Friday, March 4, 2011

Apartment Update: Phone Call with Asbestos Expert/ Environmentalist

Our apartment management gave us the phone number for the environmentalist that they have leading the cleaning of the asbestos in the apartment, and Jeff and I had a long talk on the phone with him, which actually made me feel much better about the whole thing. We'll still get our clothes professionally cleaned and wipe everything down, but it was nice to get a full explanation from an expert. Here is some of what we learned.

We asked Mark (the expert) about the risk of contamination of whole apartment from having brought in items from our old apartment. He said that the risk is really pretty low. He explained that the building had asbestos fire-proofing around the kitchen and bath ducting in the walls, which was hit with axes by the fire department in the unit that was on fire, which allowed the asbestos to become airborn and travel in the smoke and heat.

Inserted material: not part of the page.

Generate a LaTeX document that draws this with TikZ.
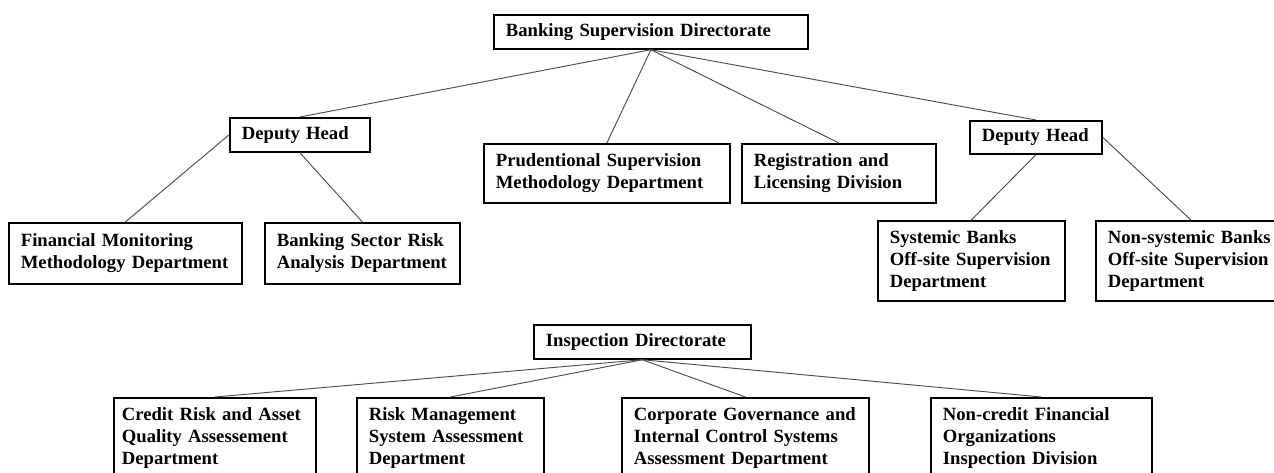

There is also three percent asbestos in the popcorn ceiling which was roasted by the fire and got loose. After the fire they did testing in the unit where the fire was and in the hallway, and then they did abatement (cleaning) in those areas to get rid of all the asbestos. Then they checked in every apartment on the ninth floor - by that time, the dust had settled, so they used box fans to get the dust back in the air, and then did air sampling.

In apartment 902 (our apartment) they found one asbestos fiber in all of the air sampling that they did. That's equivalent to 15 fibers per cubic centimeter. As a comparison, the EPA standard for schools (after asbestos abatement has been completed) is 70 fibers per cubic cm. So at a level of 15 fibers per cubic centimeter there is actually no legal action required. (And Mark said that if you took samples on the street, you'd probably find comparable levels, just from the breaks on people's cars falling apart and things like that.)

They tested other apartments around the building and found zero asbestos fibers - meaning that the background level in the building is actually zero normally. So Mark made the argument that all of the ninth floor apartments should be brought back down to a zero level as well. He said it's really a precautionary measure to help avoid legal action and ensure people are completely comfortable. They're just not allowing anything above zero as a final result. He said they'd be happy to do testing in our current apartment, though he doesn't think it's necessary and wouldn't recommend it - but if we're feeling nervous and would like to do it, we should let him know. (I think we probably won't bother.) He also said that he's written a series of about 15 memos throughout the process of the cleaning, which our management has, and which have been submitted to Joe Parish at the DDOE, so we could access those if we wanted to see more information about the whole process.

We also asked him what we need to do to make sure hard surfaces (computer, books, jewelry, etc.) that we got out are clean. He said the only problem with asbestos is it getting airborn. If there is no visible dust, then its find. Otherwise just spray it with windex and wipe it down, and then throw away the paper towel.

We also asked how to clean items that are hard and soft (like suitcase). He said the levels are so low that it really probably doesn't need to be cleaned, but if we want, we can give those things to our management and have them vacuumed with the special asbestos-cleaning vacuum, which has a  special particulate filter so the asbestos won't go through bag.

So that's it - sounds like everything is really ok, so that's great!

1 comment:

duxex said...

I caught this post while googling around for some more information, ironically you guys live in the same apartment number that I live in and I had a similar incident. (btw, I just moved from DC too) I was wondering if I could e-mail you to compare what they did in DC vs what they did where I am living now.